Palabras del Papa en el "Angelus" de hoy
La solemnidad de todos los santos, que hoy celebramos, nos invita a elevar la mirada al Cielo y a meditar en la plenitud de la vida divina que nos espera. "Somos hijos de Dios, y lo que seremos no se ha manifestado todavía" (1Juan 3, 2): con estas palabras el apóstol Juan nos asegura la realidad de nuestra futura relación con Dios, así como la certeza de nuestro destino futuro. Como hijos amados, por este motivo, recibimos también la gracia para soportar las pruebas de esta existencia terrena, el hambre y la sed de justicia, las incomprensiones, las persecuciones (Cf.

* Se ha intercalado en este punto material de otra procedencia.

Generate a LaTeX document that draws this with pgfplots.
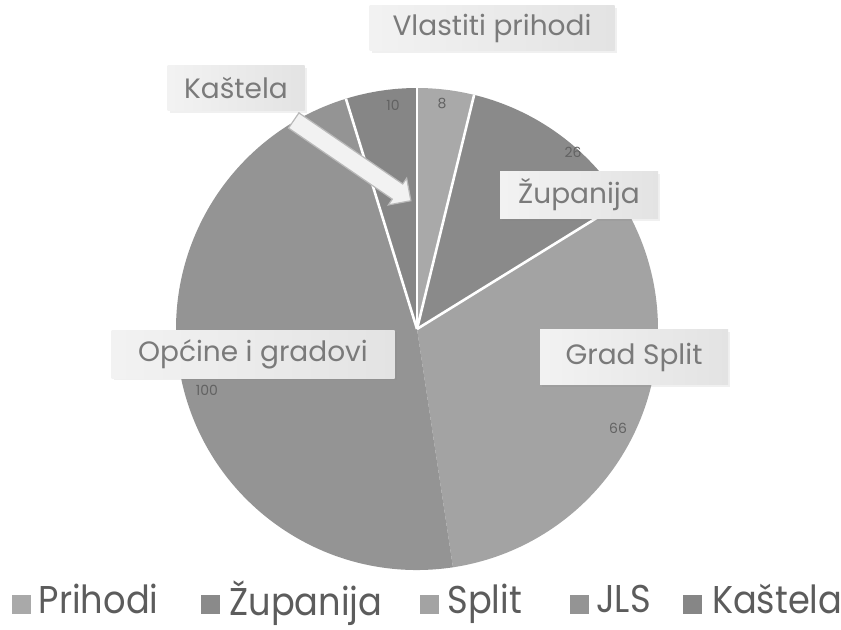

Mateo 5, 3-11), y al mismo tiempo heredamos ya desde ahora lo que se promete en las bienaventuranzas evangélicas, "en las cuales resplandece la nueva imagen del mundo y del hombre que inaugura Jesús" (Benedicto XVI, Gesù di Nazaret, Milán 2007, 95; Jesús de Nazaret). La santidad, imprimir a Cristo en uno mismo, es el objetivo de la vida del cristiano. El beato Antonio Rosmini escribe: "El Verbo se había impreso a sí mismo en las almas de sus discípulos con su aspecto sensible... y con sus palabras... había dado a los suyos esa gracia... con la que el alma percibe inmediatamente al Verbo" (Antropologia soprannaturale, Roma 1983, 265-266, Antropología sobrenatural). Y nosotros experimentamos con antelación el don de la belleza de la santidad cada vez que participamos en la Liturgia eucarística, en comunión con la "multitud inmensa" de los bienaventurados, que en el Cielo aclaman eternamente la salvación de Dios y del Cordero (Cf. Apocalipsis 7, 9-10). "La vida de los Santos no comprende sólo su biografía terrena, sino también su vida y actuación en Dios después de la muerte. En los santos es evidente que, quien va hacia Dios, no se aleja de los hombres, sino que se hace realmente cercano a ellos" (encíclica Deus caritas est, 42).
Consolados por esta comunión de la gran familia de los santos, mañana conmemoraremos todos los fieles difuntos. La liturgia del 2 de noviembre y el piadoso ejercicio de visitar los cementerios nos recuerdan que la muerte cristiana forma parte del camino de asimilación a Dios y que desaparecerá cuando Dios será todo en todos. Si bien la separación de los afectos terrenales es ciertamente dolorosa, no debemos tener miedo de ella, porque cuando está acompañada por la oración de sufragio de la Iglesia, no puede quebrar los profundos lazos que nos unen en Cristo. En este sentido, san Gregorio de Niza afirmaba: "Quien ha creado todo con la sabiduría, ha dado esta disposición dolorosa como instrumento de liberación del mal y posibilidad para participar en los bienes esperados (De mortuis oratio, IX, 1, Leiden 1967, 68).